USE CASE
Threat Hunting
Threat Hunting with Query Federated Search
Overview
Query expands your visibility into hard to reach data across the enterprise, boosting the reach and efficiency of your threat hunting searches. With one search bar, analysts can search across all data integrations; bringing visibility and context to teams previously only available to the most senior team members.
Validate your hypothesis before spending hours writing new rules. Using Query, your threat hunting times will drop exponentially and you have the ability to search systems you otherwise may have neglected simply because it was too difficult to search.
Query gives you more relevant data, much faster.
Threat Hunting Challenges
In order to effectively threat hunt, an analyst must have a strong understanding of their organization’s threat model that supports risk mitigation processes and the cybersecurity threat environment. A threat hunter must also understand a host of non-cybersecurity tools such as Structured Query Language (SQL) syntax, and languages like Python, Bash, and PowerShell. In addition, they need to know application specific syntax, e.g. the SIEM they might be using (SPL for Splunk, KQL for Microsoft Sentinel or M365, etc.).
Imagine a world where you could remove the technical boundaries associated with diverse technology sets and simply get to the actual act of HUNTING for threats. This familiarity with threat hunting tools is critical to achieve, yet difficult to gain and maintain.
Threat Hunting with Query
With Query you can search all of your data from a single search bar without having to understand search syntax and process from each data source.

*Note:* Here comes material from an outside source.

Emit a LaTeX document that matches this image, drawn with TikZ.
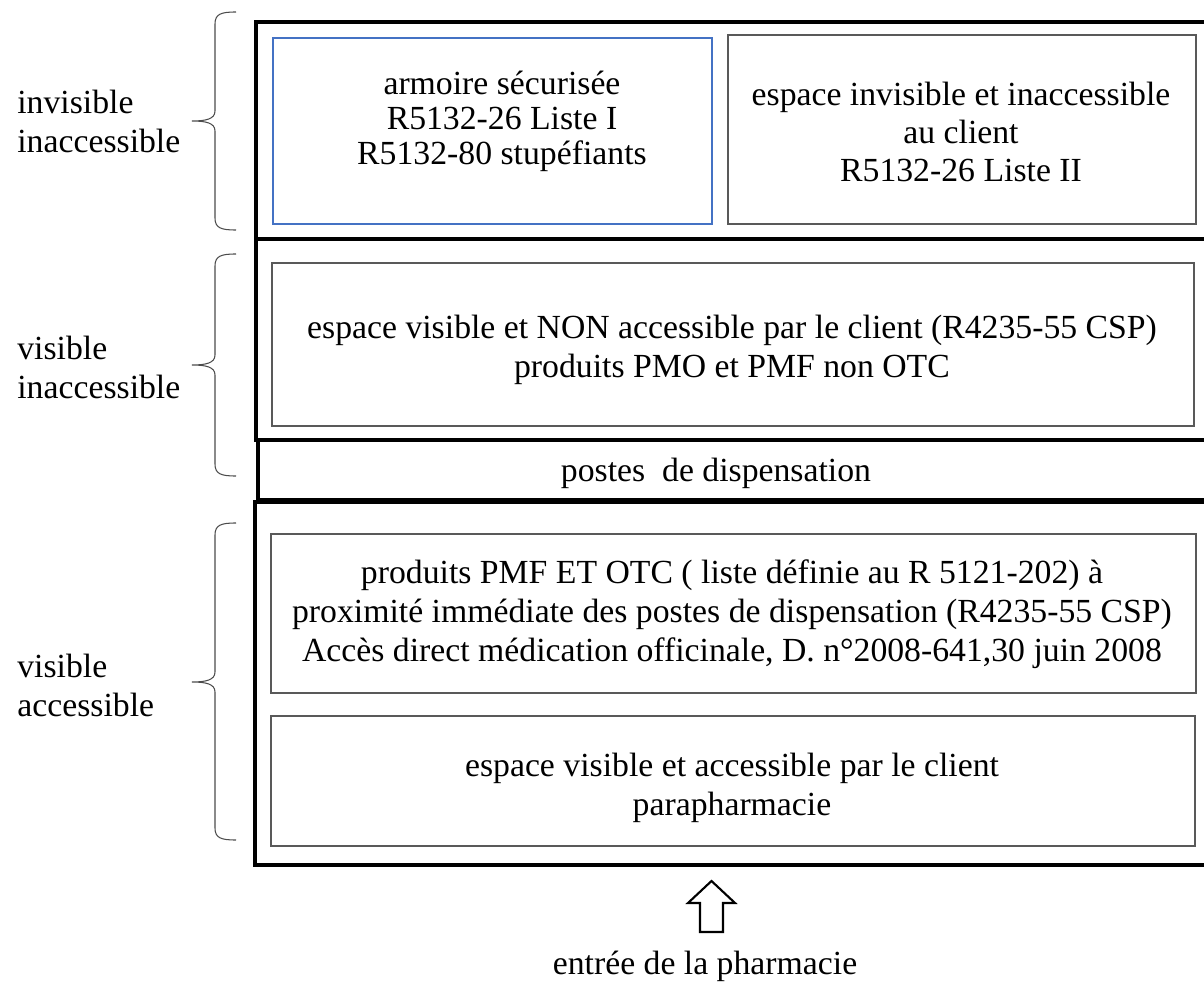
\documentclass[tikz,border=0pt]{standalone}
\usepackage{fontspec}
\setmainfont{Liberation Serif}
\usetikzlibrary{calc}

% curly brace on the left of each zone: top, tip, bottom
\newcommand{\zonebrace}[3]{%
  \draw[curly] (236,#1) .. controls (221,#1) and (215,#1+2) .. (215,#1+12)
    -- (215,#2-10) .. controls (215,#2-2) and (206,#2) .. (192,#2)
    .. controls (206,#2) and (215,#2+2) .. (215,#2+10)
    -- (215,#3-12) .. controls (215,#3-2) and (221,#3) .. (236,#3);}

\begin{document}
\begin{tikzpicture}[x=0.02cm, y=-0.02cm,
    every node/.style={font=\fontsize{19.2}{22.2}\selectfont, inner sep=0pt, align=center},
    zone/.style={draw=black, line width=1.9pt},
    area/.style={draw=black!65, line width=0.6pt},
    curly/.style={black!70, line width=0.6pt}]
  \useasboundingbox (0,0) rectangle (1204,983);

  % zones
  \draw[zone] (256,22) rectangle (1216,239);
  \draw[zone] (256,239) rectangle (1216,440);
  \draw[zone] (258,440) rectangle (1216,500);
  \draw[zone] (255,502) rectangle (1216,865);

  % storage areas
  \draw[area, draw={rgb,255:red,68;green,114;blue,196}] (273,38) rectangle (712,224);
  \draw[area] (728,35) rectangle (1196,224);
  \draw[area] (272,263) rectangle (1194,426);
  \draw[area] (271,534) rectangle (1196,693);
  \draw[area] (271,716) rectangle (1195,846);

  \node[font=\fontsize{19.2}{19.9}\selectfont] (armoire) at (502,121) {armoire sécurisée\\R5132-26 Liste I\\R5132-80 stupéfiants};
  \node[font=\fontsize{19.2}{21.4}\selectfont] (listeII) at (961,132) {espace invisible et inaccessible\\au client\\R5132-26 Liste II};
  \node (pmo) at (732,350) {espace visible et NON accessible par le client (R4235-55 CSP)\\produits PMO et PMF non OTC};
  \node (postes) at (716,473) {postes\ \ de dispensation};
  \node (otc) at (732,614) {produits PMF ET OTC ( liste définie au R 5121-202) à\\proximité immédiate des postes de dispensation (R4235-55 CSP)\\Accès direct médication officinale, D. n°2008-641,30 juin 2008};
  \node (para) at (732,788) {espace visible et accessible par le client\\parapharmacie};

  % left labels
  \zonebrace{12}{121}{230}
  \zonebrace{254}{365}{476}
  \zonebrace{523}{682}{840}
  \node[anchor=west, align=left] (invis) at (17,121) {invisible\\inaccessible};
  \node[anchor=west, align=left] (visin) at (17,367) {visible\\inaccessible};
  \node[anchor=west, align=left] (visac) at (17,685) {visible\\accessible};

  % entrance
  \draw[line width=1.2pt] (711.5,881) -- (735,903) -- (723,903) -- (723,932)
    -- (700,932) -- (700,903) -- (688,903) -- cycle;
  \node (entree) at (705,966) {entrée de la pharmacie};
\end{tikzpicture}
\end{document}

You’ll have results from any data source you integrate with Query, including data stored in your SIEMs, Data Lakes and Managed Search [e.g., Amazon Athena] applications and direct APIs across MDM, Identity, Endpoint Detection & Response (EDR), Cyber Threat Intelligence (CTI), and other tools.
This creates a much more agile and dynamic threat hunting environment because of your ability to quickly:
- Get access to data as needed across all supported and onboarded sources instead of having to switch between multiple systems.
- Search and normalize all of your data for threats — even overlapping data such as Defender, Carbon Black, and Crowdstrike (e.g., disparate data sources in the same capability set)
- Add and remove data sources in minutes to augment your search with additional systems, both security and non-security-related, as needed.
Using Query, threat hunts are much faster and more thorough.
USE CASE
Threat Hunting
Identify a system that has data you need to hunt that isn’t currently in your SIEM or central data repository. Instead of onboarding the data into your SIEM, you can simply plug it into your federated search interface with an API key, hunt immediately, and then either leave it in the interface, or disconnect from it. “You get instant visibility with no additional costs and less time spent searching.”
Example:
Let’s say you receive an indicator that requires you to search data in Workday. Currently, you’re not gathering any Workday data in your SIEM. In order to include Workday in your search, you simply:
- Get an API key for Workday
- Plug that into Query, and
- Search the exact data you need within minutes
If necessary, you can even remove the connection to Workday after the search to comply with your corporate controls.
Your search-and-gather list can expand to all of your systems, both security-focused (like SIEM and EDR) and non-security-focused (like S3, LDAP, or business systems like Workday), because you don’t have to worry about figuring out how to search the IP address and data sources of your non-security or otherwise unsearched technologies. You’re no longer bound to the systems that your team has access to. You connect to the system in question and have full visibility — increasing your security efficiency while reducing costs associated with data storage and transfer.
You can identify more indicators faster than in traditional threat hunts, giving your incident response and security team more alerting capabilities and faster response, especially with emerging threats. That’s a win-win for an organization from a talent retention perspective.